The lack of studies on JNK3 in tissues other than the brain and testis is disconcerting and probably leads to a neglect of its potential role in important processes of metastasis. Recently, the influence of JNK3 in the circulatory system, including its importance in angiogenesis, was demonstrated. ⁴³ JNK3 is inactivated by promoter methylation in a variety of cancer cell lines, both immune and epithelial in origin. ¹¹¹ Its function in the prevention of cytokine-mediated apoptosis in pancreatic β-cells has also been noted recently. ¹¹² This mechanism involves Akt2 and, given the established role of Akt in tumor cell survival, could allude to potentially critical JNK3 functions in CTCs. Additional studies to discover the patterns of JNK3 expression in various tissues may find that JNK3 has both compensatory and contradictory functions that affect the ability of JNK1 and JNK2 to carry out their characteristic activities.

Importance of JNK Cross-Talk

It is unclear how the ablation or inhibition of individual isoforms of JNK affects the activity of uninhibited isoforms. For example, JNK2 in jnk1^–/– cells necessarily possesses an increased potential to interact with mutual JNK binding partners and alter its function. This leads to a question of whether jnk1^–/– phenotypes are driven by acquired functions of JNK2 (and JNK3) or if the functions uncovered are truly JNK1 specific. This calls into question whether JNK inhibitors used to treat metastatic disease would be beneficial or harmful. This question has yet to be satisfactorily answered. Several research groups have attempted to address this concern by assessing JNK activity in single and combined JNK-deficient MEFs, diabetes models, and cancer. MEF studies are indeed interesting, but the model does not allow for the assessment of complex tissue behaviors, and results have already been shown to diverge from cancer and metastasis models specifically. Dual and single knockout models of lung cancer and mammary tumorigenesis, however, show great promise. The potential that JNKs possess tissue- specific effects in cancer is very interesting and important for cancer biology. Clearly, many more model- and tissue-specific studies need to be carried out to unravel the convoluted workings of these proteins in various systems.

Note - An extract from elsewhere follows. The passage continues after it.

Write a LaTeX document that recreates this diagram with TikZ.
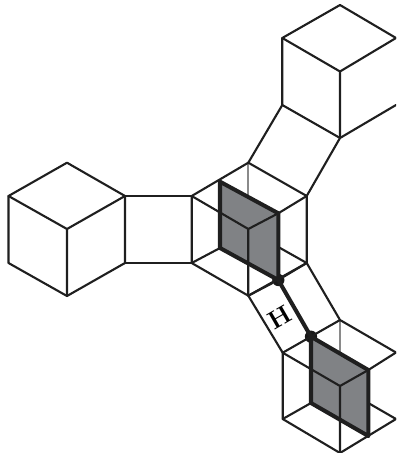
\documentclass[tikz,border=0pt]{standalone}
\definecolor{facegray}{HTML}{808285}
\definecolor{backgray}{HTML}{8A8A8A}
\tikzset{
    edge/.style={line width=1.2pt,line join=round,line cap=round,black!88},
    backedge/.style={line width=1.2pt,backgray},
    bond/.style={line width=2.3pt,line join=round,black!88},
    face/.style={fill=facegray},
    site/.style={circle,fill=black!90,inner sep=0pt,minimum size=7pt}
}
\begin{document}
\begin{tikzpicture}[x=0.02cm,y=-0.02cm]
\useasboundingbox (0,0) rectangle (396,453);
\clip (0,0) rectangle (396,453);
% central cell
\coordinate (ct) at (248.3,162.7);
\coordinate (cur) at (306.7,196);
\coordinate (clr) at (306.7,263);
\coordinate (cb) at (248.3,295.7);
\coordinate (cll) at (191.7,263);
\coordinate (cul) at (191.7,196);
\coordinate (cm) at (248.3,229);
\coordinate (cq) at (248.3,196);
\coordinate (ca) at (220,181.7);
\coordinate (cc) at (278.3,213.3);
\coordinate (cd) at (220,248);
\coordinate (ce) at (278.3,247);
\node[site] (sitea) at (278.3,280) {};
% lower right cell
\coordinate (rt) at (340,320);
\coordinate (ru) at (396,352.5);
\coordinate (rl) at (282.7,352.7);
\coordinate (rll) at (282.7,419);
\coordinate (rb) at (340,453);
\coordinate (rbr) at (396,419);
\coordinate (rm) at (340,386);
\coordinate (rq) at (340,353);
\coordinate (rc) at (368.3,370);
\coordinate (rd) at (311,403);
\coordinate (re) at (368.3,436);
\coordinate (rf) at (368.3,403);
\node[site] (siteb) at (311,336.7) {};
% upper right cell
\coordinate (ut) at (340,5);
\coordinate (ul) at (282.3,38);
\coordinate (um) at (340,71.5);
\coordinate (ur) at (396,38);
\coordinate (ull) at (282.3,105);
\coordinate (ub) at (340,138);
\coordinate (ulr) at (396,105);
% left cell
\coordinate (lt) at (67,162.7);
\coordinate (ll) at (8.5,196);
\coordinate (lm) at (67,229);
\coordinate (lr) at (125,196);
\coordinate (lrr) at (125,263);
\coordinate (lb) at (67,296);
\coordinate (lll) at (8.5,263);
% grey faces
\fill[face] (ca) -- (cc) -- (sitea.center) -- (cd) -- cycle;
\fill[face] (siteb.center) -- (rc) -- (re) -- (rd) -- cycle;
% back lines
\draw[backedge] (ct) -- (cq);
\draw[backedge] (rt) -- (rq);
% central cell lines
\draw[edge] (ct) -- (cur) -- (clr) -- (cb) -- (cll) -- (cul) -- cycle;
\draw[edge] (cul) -- (cm) -- (cc) (cm) -- (cb) (cd) -- (cll) (ce) -- (clr) (cc) -- (cur);
\draw[edge] (sitea) -- (clr) (sitea) -- (cb);
% lower right cell lines
\draw[edge] (ru) -- (rt) -- (rl) -- (rll) -- (rb) -- (rbr);
\draw[edge] (rl) -- (rm) -- (rc) -- (ru) (rm) -- (rb) (rd) -- (rll) (rf) -- (rbr);
% upper right cell lines
\draw[edge] (ur) -- (ut) -- (ul) -- (ull) -- (ub) -- (ulr);
\draw[edge] (ul) -- (um) -- (ur) (um) -- (ub);
% left cell lines
\draw[edge] (lr) -- (lt) -- (ll) -- (lll) -- (lb) -- (lrr) -- cycle;
\draw[edge] (ll) -- (lm) -- (lr) (lm) -- (lb);
% bridges
\draw[edge] (ct) -- (ull) (cur) -- (ub);
\draw[edge] (cul) -- (lr) (cll) -- (lrr);
\draw[edge] (cb) -- (rl) (clr) -- (rt);
% thick lines
\draw[bond] (sitea.center) -- (cd) -- (ca) -- (cc) -- cycle;
\draw[bond] (siteb.center) -- (rc) -- (re) -- (rd) -- cycle;
\draw[bond] (sitea.center) -- (siteb.center);
\node[rotate=30,font=\bfseries\Large,inner sep=0pt] (hop) at (280,317) {H};
\end{tikzpicture}
\end{document}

JNK Inhibitors for Human Disease

A potent JNK inhibitor is currently in phase II clinical trials from Celgene (Summit, NJ). This drug inhibits fibrosis in mice, and patients in these trials are receiving treatment for autoimmune diseases, pulmonary fibrosis, and discoid lupus. Information is not yet available about the efficacy of this inhibitor or its possible side effects, which is a great concern considering the number of tissues in which JNKs are highly active. Yet with further research into the field, inhibitors of specific JNK isoforms could prevent side effects associated with pan-JNK inhibition. Clinical trials with JNK inhibitors will require careful consideration of the most efficacious treatment approaches with other standard therapies to optimize patient outcomes.